The manuscript consists of six amatl boards measuring 42 × 48 cm, with ten pages and three fragments from one or more pages. While it is unknown who did the binding of the manuscript, it is cast like a European book back to back. The Codex Xolotl has been an important source for detailed information on material culture, social, political and cultural changes in the region during the period. It is one of the few still surviving cartographic histories from the Valley of Mexico and one of the earliest of its type.

== Historical significance ==
The Codex Xolotl is an example of material culture. This means that the codex can be used as a means to understand the culture of the Aztecs and regional variation. The codex itself shows an understanding of the history of Texcoco. It is also a document that includes an early instance of Nahuatl writings referencing specific dates in an indigenous calendar. There are ongoing debates regarding how many writers were involved in creating the codex.
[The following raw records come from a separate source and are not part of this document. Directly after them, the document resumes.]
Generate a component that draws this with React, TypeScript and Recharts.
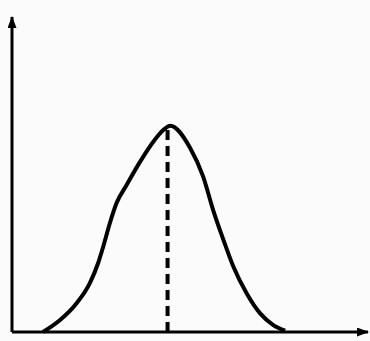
import React from 'react';
import { ComposedChart, Line, XAxis, YAxis, ReferenceLine } from 'recharts';

const xs = [8.7, 13.5, 18.2, 21.9, 24.2, 25.6, 27.5, 29.4, 32.2, 36.0, 39.7, 42.5, 44.4, 50.0, 53.7, 56.5, 59.4, 62.2, 65.9, 69.7, 73.4, 76.7];
const ys = [0, 3.8, 9.2, 15.6, 21.9, 27.0, 34.6, 41.0, 46.7, 54.1, 60.4, 64.1, 65.5, 58.5, 49.3, 38.7, 29.2, 20.7, 12.3, 5.9, 2.2, 0.4];
const peakX = 43.7;
const peakY = 65.3;
const axisMax = 100;

const data = xs.map((x, i) => ({ x, y: ys[i] }));

export default function App() {
  return (
    <div style={{ position: 'absolute', left: 0, top: 0, background: '#fbfbfb', width: 370, height: 341 }}>
      <ComposedChart width={370} height={341} data={data} margin={{ top: 17, right: 2, bottom: 9, left: 12 }}>
        <defs>
          <marker id="arrow" viewBox="0 0 12 9" refX="11" refY="4.5" markerWidth="12" markerHeight="9" markerUnits="userSpaceOnUse" orient="auto">
            <path d="M0,0 L12,4.5 L0,9 z" fill="#000" />
          </marker>
        </defs>
        <XAxis type="number" dataKey="x" domain={[0, axisMax]} hide />
        <YAxis type="number" domain={[0, axisMax]} hide />
        <ReferenceLine
          segment={[{ x: 0, y: 0 }, { x: 0, y: axisMax }]}
          stroke="#000"
          strokeWidth={3}
          markerEnd="url(#arrow)"
          ifOverflow="visible"
        />
        <ReferenceLine
          segment={[{ x: 0, y: 0 }, { x: axisMax, y: 0 }]}
          stroke="#000"
          strokeWidth={3}
          markerEnd="url(#arrow)"
          ifOverflow="visible"
        />
        <ReferenceLine
          segment={[{ x: peakX, y: 0 }, { x: peakX, y: peakY }]}
          stroke="#000"
          strokeWidth={4}
          strokeDasharray="10 6"
          ifOverflow="visible"
        />
        <Line
          type="monotone"
          dataKey="y"
          stroke="#000"
          strokeWidth={4}
          dot={false}
          isAnimationActive={false}
        />
      </ComposedChart>
    </div>
  );
}
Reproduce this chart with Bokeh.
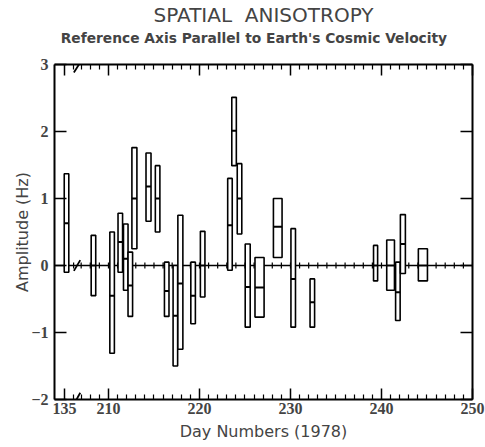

There are some debates that question how valid the codex is from an archaeological perspective. This debate roots itself in the work of Jeffrey Parsons in 1970s, with his book detailing the archaeology of the Texcoco region. One perspective on this debate states that the codex itself is not supported by the archaeological evidence of the region.

Another argument claims that within the discrepancies, some historical facts can be separated from the mythology. An alternate response to Parsons' argument uses a hypothesis regarding a conflict between the Tula and Cholula regions to support Parsons' position.